Both the line containing "Rebuild this chart" and the line containing "from matplotlib.patches import Rectangle" are part of the range to copy, along with every line between them. Copy it exactly and leave out the pictures.

■ Data supplied
┄┄┄┄┄┄

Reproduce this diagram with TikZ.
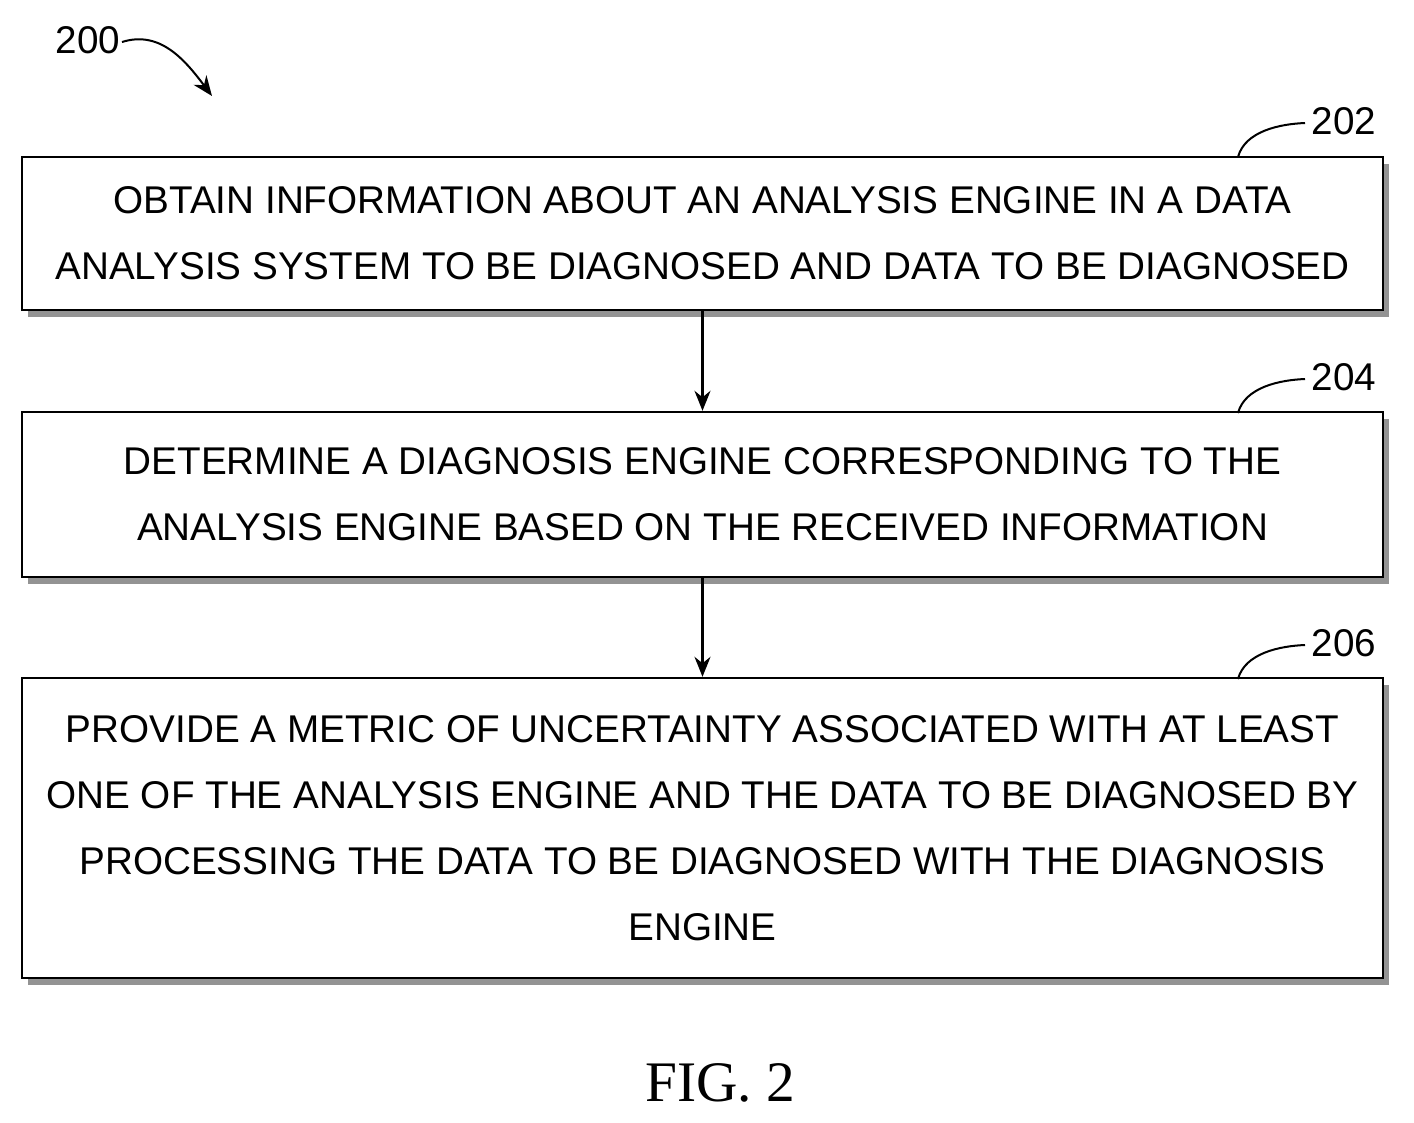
\documentclass[tikz,border=0pt]{standalone}
\usepackage{fontspec}
\setmainfont{Liberation Sans}
\newfontfamily\figfont{Liberation Serif}
\usetikzlibrary{arrows.meta,shadows}
\newlength{\du}
\setlength{\du}{0.75pt}
\tikzset{
  stepbox/.style={draw, line width=1.8pt, fill=white, align=center, inner sep=0pt,
    font=\fontsize{29}{49.5}\selectfont, minimum width=1020.75pt,
    drop shadow={shadow xshift=4.5pt, shadow yshift=-5.2pt, fill=gray!85, opacity=1}},
  flow/.style={-{Stealth[length=15pt,width=12pt]}, line width=1.7pt},
  refnum/.style={font=\fontsize{29}{30}\selectfont, inner sep=0pt},
  leader/.style={line width=1.5pt}
}
\begin{document}
\begin{tikzpicture}[x=0.75pt,y=-0.75pt]
\useasboundingbox (0,0) rectangle (1414,1122);
% label of the figure
\node[refnum] (n200) at (88,40) {200};
\coordinate (a200) at (212,96);
\draw[leader,-{Stealth[length=15pt,width=12pt]}] (122,42) .. controls (160,30) and (185,60) .. (a200);
% step boxes
\node[stepbox, minimum height=114.75pt] (s202) at (702.5,233.5)
  {OBTAIN INFORMATION ABOUT AN ANALYSIS ENGINE IN A DATA\\ANALYSIS SYSTEM TO BE DIAGNOSED AND DATA TO BE DIAGNOSED};
\node[stepbox, minimum height=123.75pt] (s204) at (702.5,494.5)
  {DETERMINE A DIAGNOSIS ENGINE CORRESPONDING TO THE\\ANALYSIS ENGINE BASED ON THE RECEIVED INFORMATION};
\node[stepbox, minimum height=225pt] (s206) at (702.5,828)
  {PROVIDE A METRIC OF UNCERTAINTY ASSOCIATED WITH AT LEAST\\ONE OF THE ANALYSIS ENGINE AND THE DATA TO BE DIAGNOSED BY\\PROCESSING THE DATA TO BE DIAGNOSED WITH THE DIAGNOSIS\\ENGINE};
% reference numbers
\foreach \n/\y in {202/121,204/377,206/643}{
  \node[refnum] (r\n) at (1344,\y) {\n};
  \draw[leader] (1238,\y+36) .. controls (1245,\y+10) and (1280,\y+3) .. (1305,\y+2);
}
% connectors
\draw[flow] (s202.south) -- (s204.north);
\draw[flow] (s204.south) -- (s206.north);
\node[font=\figfont\fontsize{43}{46}\selectfont] (fig) at (720,1083) {FIG. 2};
\end{tikzpicture}
\end{document}
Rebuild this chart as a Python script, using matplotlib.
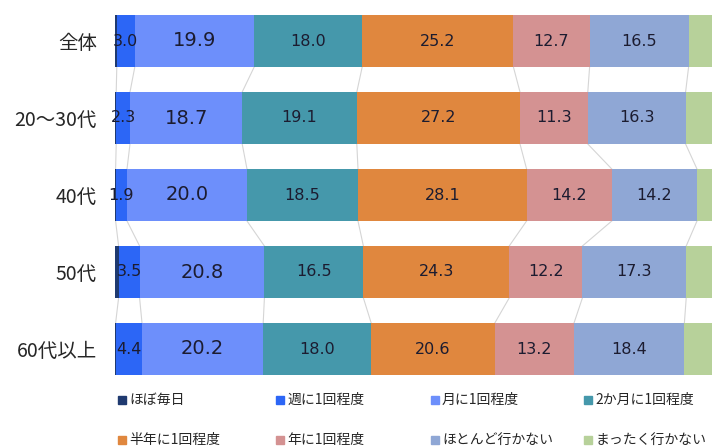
import numpy as np
import matplotlib
matplotlib.use("Agg")
import matplotlib.pyplot as plt
from matplotlib.patches import Rectangle

plt.rcParams['font.family'] = ['Noto Sans CJK JP', 'DejaVu Sans']

# data (percent)
groups = ["全体", "20～30代", "40代", "50代", "60代以上"]
series = ["ほぼ毎日", "週に1回程度", "月に1回程度", "2か月に1回程度",
          "半年に1回程度", "年に1回程度", "ほとんど行かない", "まったく行かない"]
almost_daily = [0.3, 0.2, 0.1, 0.6, 0.1]
weekly = [3.0, 2.3, 1.9, 3.5, 4.4]
monthly = [19.9, 18.7, 20.0, 20.8, 20.2]
bimonthly = [18.0, 19.1, 18.5, 16.5, 18.0]
half_year = [25.2, 27.2, 28.1, 24.3, 20.6]
yearly = [12.7, 11.3, 14.2, 12.2, 13.2]
rarely = [16.5, 16.3, 14.2, 17.3, 18.4]
never = [4.4, 4.9, 3.0, 4.8, 5.1]

colors = ['#1f3a70', '#2c66f6', '#6d8ffb', '#4598ab',
          '#e0873e', '#d49292', '#8fa7d5', '#b7d19a']
show_label = [False, True, True, True, True, True, True, False]
label_size = [10, 11.5, 14, 11.5, 11.5, 11.5, 11.5, 11.5]

data = np.array([almost_daily, weekly, monthly, bimonthly,
                 half_year, yearly, rarely, never])

fig = plt.figure(figsize=(7.12, 4.47), dpi=100)
ax = fig.add_axes([115 / 712, 1 - 387.5 / 447, 600 / 712, 385 / 447])

y = np.arange(len(groups))
h = 0.675
left = np.zeros(len(groups))
for i, s in enumerate(series):
    vals = data[i]
    ax.barh(y, vals, height=h, left=left, color=colors[i], label=s, zorder=2)
    if show_label[i]:
        for j, v in enumerate(vals):
            ax.text(left[j] + v / 2, y[j], f"{v:.1f}", ha='center', va='center',
                    fontsize=label_size[i], color='#1c1c30', zorder=3,
                    family='DejaVu Sans')
    left = left + vals
    # series lines between bars
    if i < len(series) - 1:
        for j in range(len(groups) - 1):
            ax.plot([left[j], left[j + 1]], [y[j] + h / 2, y[j + 1] - h / 2],
                    color='#d5d5d5', lw=0.8, zorder=1)

ax.set_xlim(0, 100)
ax.set_ylim(len(groups) - 0.5, -0.5)
ax.set_yticks(y)
ax.set_yticklabels(groups, fontsize=14, color='#262626')
ax.tick_params(axis='y', length=0, pad=13)
ax.set_xticks([])
for sp in ax.spines.values():
    sp.set_visible(False)

# legend laid out like the original (4 columns x 2 rows)
col_x = [118, 276, 431, 584]
row_y = [400, 440]
for k, s in enumerate(series):
    cx = col_x[k % 4]
    cy = row_y[k // 4]
    fig.patches.append(Rectangle((cx / 712, 1 - (cy + 4) / 447), 8 / 712, 8 / 447,
                                 transform=fig.transFigure, color=colors[k]))
    fig.text((cx + 11) / 712, 1 - cy / 447, s, fontsize=10, color='#262626',
             ha='left', va='center')

fig.savefig("out.png", dpi=100)
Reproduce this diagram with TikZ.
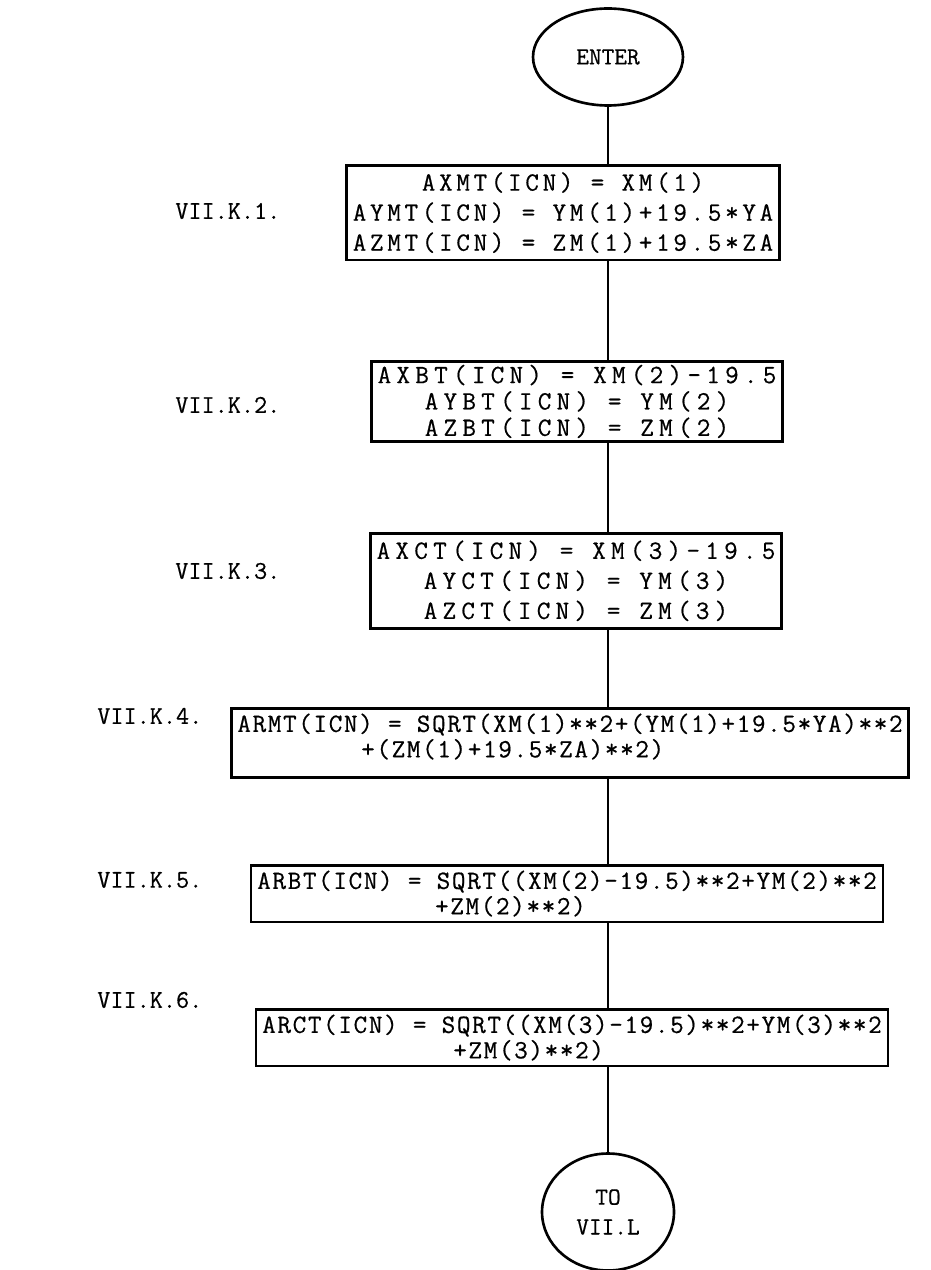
\documentclass[tikz,border=0pt]{standalone}
\usepackage{fontspec}
\usetikzlibrary{shapes.geometric}
\newfontfamily\typer[LetterSpace=6.3,FakeBold=0.6]{Latin Modern Mono}
\newfontfamily\typewide[LetterSpace=14,FakeBold=0.6]{Latin Modern Mono}
\newfontfamily\typewider[LetterSpace=20,FakeBold=0.6]{Latin Modern Mono}
\newfontfamily\typetag[FakeBold=0.6]{Latin Modern Mono}
\tikzset{
  flowline/.style={line width=1.5pt},
  stepbox/.style={draw,line width=1.5pt,anchor=north,font=\typewide\fontsize{15}{17.1}\selectfont,align=center,inner xsep=3.5pt,inner ysep=4pt},
  longbox/.style={stepbox,align=left,font=\typer\fontsize{15}{14.5}\selectfont,inner ysep=3pt},
  term/.style={ellipse,draw,line width=1.5pt,font=\typetag\fontsize{14}{17}\selectfont,align=center,inner sep=0pt},
  tag/.style={anchor=west,font=\typetag\fontsize{14.5}{16}\selectfont,inner sep=0pt}
}

\begin{document}
\begin{tikzpicture}[x=0.02cm,y=-0.02cm]
  \useasboundingbox (0,0) rectangle (930,1270);
  % terminals
  \node[term,minimum width=3cm,minimum height=1.94cm] (enter) at (608,57) {ENTER};
  \node[term,minimum width=2.64cm,minimum height=2.34cm] (exit) at (608,1212) {TO\\VII.L};
  % assignment steps
  \node[stepbox,minimum height=1.88cm] (k1) at (563,164) {AXMT(ICN) = XM(1)\\AYMT(ICN) = YM(1)+19.5*YA\\AZMT(ICN) = ZM(1)+19.5*ZA};
  \node[stepbox,inner ysep=2pt,font=\typewider\fontsize{15}{15}\selectfont] (k2) at (577,360) {AXBT(ICN) = XM(2)-19.5\\AYBT(ICN) = YM(2)\\AZBT(ICN) = ZM(2)};
  \node[stepbox,font=\typewider\fontsize{15}{17.1}\selectfont,minimum height=1.9cm] (k3) at (576,532) {AXCT(ICN) = XM(3)-19.5\\AYCT(ICN) = YM(3)\\AZCT(ICN) = ZM(3)};
  \node[longbox,text depth=8.5pt] (k4) at (570,707) {ARMT(ICN) = SQRT(XM(1)**2+(YM(1)+19.5*YA)**2\\\hspace*{4.7em}+(ZM(1)+19.5*ZA)**2)};
  \node[longbox] (k5) at (567,864) {ARBT(ICN) = SQRT((XM(2)-19.5)**2+YM(2)**2\\\hspace*{6.75em}+ZM(2)**2)};
  \node[longbox] (k6) at (572,1008) {ARCT(ICN) = SQRT((XM(3)-19.5)**2+YM(3)**2\\\hspace*{7.25em}+ZM(3)**2)};
  % step numbers
  \node[tag] (t1) at (175,211) {VII.K.1.};
  \node[tag] (t2) at (175,405) {VII.K.2.};
  \node[tag] (t3) at (175,571) {VII.K.3.};
  \node[tag] (t4) at (97,716) {VII.K.4.};
  \node[tag] (t5) at (97,880) {VII.K.5.};
  \node[tag] (t6) at (97,1000) {VII.K.6.};
  % main line
  \draw[flowline] (enter) -- (enter |- k1.north);
  \draw[flowline] (enter |- k1.south) -- (enter |- k2.north);
  \draw[flowline] (enter |- k2.south) -- (enter |- k3.north);
  \draw[flowline] (enter |- k3.south) -- (enter |- k4.north);
  \draw[flowline] (enter |- k4.south) -- (enter |- k5.north);
  \draw[flowline] (enter |- k5.south) -- (enter |- k6.north);
  \draw[flowline] (enter |- k6.south) -- (exit);
\end{tikzpicture}
\end{document}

┄┄┄┄┄┄

■ Response
Rebuild this chart as a Python script, using matplotlib.
import numpy as np
import matplotlib
matplotlib.use("Agg")
import matplotlib.pyplot as plt
from matplotlib.patches import Rectangle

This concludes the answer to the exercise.